Le Pays de Braquerie soulève aussi bien des voiles, et peut-être même en fait de révélations scandaleuses dépasse-t-il l’Histoire des Gaules. Dans cet étrange pays, habité par les cornutes, les braques, les ruffiens et les prudomagnes, les femmes connues par leurs aventures sont métamorphosées en villes de guerre et décrites stratégiquement. Les unes, protégées par des ouvrages avancés, c’est-à-dire par des pères ou des maris, n’ont battu la chamade qu’après une vigoureuse résistance; les autres, en plus grand nombre, ont capitulé aussi promptement que Namur devant les canons de Louis XIV, et les premières capitulations ont été suivies de beaucoup d’autres. Quelques-unes, malgré les sièges, sont restées agréables, les voyageurs aiment encore à s’y arrêter ; mais la plupart, comme des bastions démantelés, n’offrent que des ruines, et c’est à peine si de loin en loin elles trouvent pour gouverneurs, au lieu des ducs et pairs qu’elles avaient eus d’abord, quelques vieux satrapes comme M. de Clairembault, quelques ecclésiastiques en froideur avec la morale comme l’abbé Fouquet.
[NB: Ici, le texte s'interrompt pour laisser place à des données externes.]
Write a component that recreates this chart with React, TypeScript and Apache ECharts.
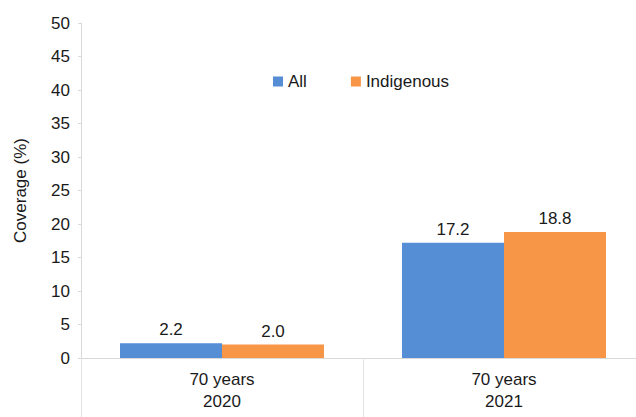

Les portraits, qui étaient, on le sait, en grande vogue au XVIIe siècle, sont nombreux dans Bussy-Rabutin ; il y excelle, et celui du grand Condé donne peut-être en quelques lignes une idée plus juste et plus vraie du vainqueur de Lens et de Rocroi que la splendide rhétorique de Bossuet. « M. le prince, dit Bussy, avait les yeux vifs, les joues creuses et décharnées, la forme du visage longue, la physionomie d’un aigle, les cheveux frisés, les dents mal rangées et malpropres, l’air négligé, peu de soin de sa personne et la taille belle. Il avait du feu dans l’esprit, mais il ne l’avait pas juste. Il riait beaucoup et désagréablement ; il avait le génie admirable pour la guerre, surtout pour les batailles... Le jour du combat, il était doux aux amis, fier aux ennemis. Il était né fourbe, mais il avait de la foi et de la probité aux grandes occasions. Il était né insolent et sans égards, mais l’adversité lui avait appris à vivre[1]. » Tous les

  1. Quelques pamphlets du XVIIe siècle portent contre Condé une accusation qui le rabaisserait, si elle était fondée, jusqu’à l’infamie de Henri III. Une chanson latine, qui circulait en 1643, la formule en termes exprès, Condé et son ami Mussœus desdendent le Rhône en bateau; un orage, éclate, les vagues du fleuve se soulèvent, et le vainqueur de Rocroi chante ce couplet :

    Carus amicus Mussœus,
    Ah! bone Deus, quod tempus !
    Landeriretto !
    Imbre sumus perituri
    Landeriri !

    Mussœus le rassure, et, lui rappelant une catastrophe biblique, dit qu’ils ne peuvent périr que par le feu qui consuma les villes maudites :

    Igne tantum perituri
    Landeriri !

    Nous ajouterons que rien ne justifie ces allusions infamantes.